MARTHA TATE
Canadian loves Southern life, gardens
Thursday, February 26, 2009
Montreal native Sandra Jonas says it was reading “Gone With the Wind” at an early age that formed her lifelong ambition to someday live in the South.
In 1993, when she was in her early 50s, her dream was finally realized. She and her husband, Earle, moved from Boston to Atlanta and began to immerse themselves in the history and the ambiance of the region.
“We embraced the whole thing,” she recalls. “We studied the Civil War, and we visited small towns looking for antebellum houses and good places for fried chicken.”
It took four years to find what they were looking for.
“I had this vision of a fabulous Southern garden,” says Jonas, a landscape designer. “I had requirements. I had to have an antebellum house and mature trees and enough land for all I wanted to do.”
In 1997, after having been disappointed by period houses that had been chopped up into apartments or were too far gone to restore, Jonas saw a 1 1/2-story Greek Revival house with beautiful proportions. The mature trees were there, and so was the land — over 6 acres just outside the city limits of Hogansville, about 90 miles southeast of Atlanta.
“I was holding my breath when I walked in that front door,” says Jonas. “But the rooms were wonderful. A young couple had done a great job restoring it. The house was built in 1844 and had been moved in the 1920s.”
The property turned out to be more of a challenge than Jonas had realized. The trees — mostly oaks, tulip poplars and “loads of dogwoods” — were tangled with wisteria, privet, honeysuckle, thick briars, thorny smilax and poison ivy.
Determined to be an organic gardener, Jonas eschewed any idea of herbicides and insisted on pulling everything by hand. But after about five months of intensive labor and seemingly getting nowhere, she ran into a landscape designer who advised her to “spray now and be organic later.”
Jonas says she’s glad she listened or “I’d still be cleaning brush and wouldn’t have a garden.”
On the plus side, the soil was rich, sandy loam. Jonas set about defining areas. She drew ideas from her new mentors, Margaret Moseley, whose Atlanta garden she visited often, and the late Penny McHenry, who introduced Jonas to hydrangeas.
Jonas is thrilled with the progress of her organic garden. Fancy chickens now roam about, and her husband Earle grows heirloom tomatoes and other vegetables in a French style potager, or kitchen garden. The Jonases grow raspberries, blueberries, blackberries, figs and muscadines.
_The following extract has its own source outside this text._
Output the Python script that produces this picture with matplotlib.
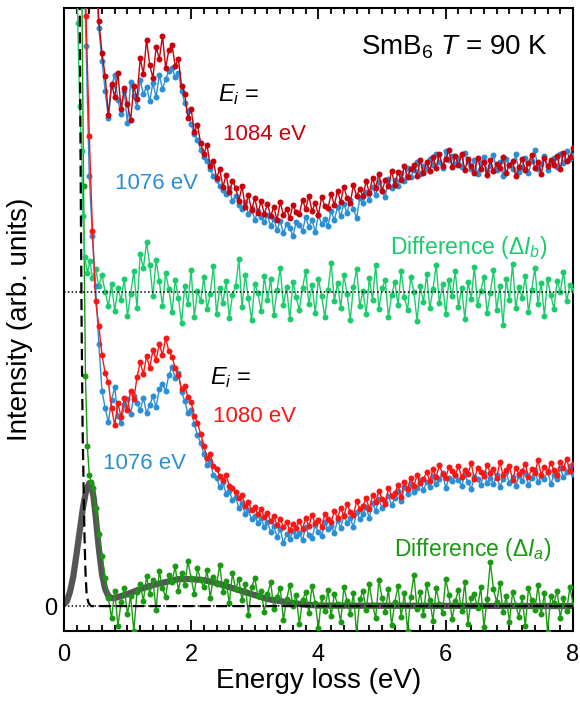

There is a camellia walk, a cutting garden that contains peonies brought from Canada, and a “circle of friends” garden (which Jonas says is really an oval) with plants from Moseley and McHenry.
About 2 1/2 acres are under intense cultivation, says Jonas, with plantings of a huge assortment of shrubs (viburnums, edgeworthias, spireas and corylopsis, to name a few) and at least 50 different varieties of clematis.
Jonas says she has her fair share of aches and pains from digging and weeding, but it’s all been worth it.
“I just love it here,” says Jonas. “This is my reason for living.”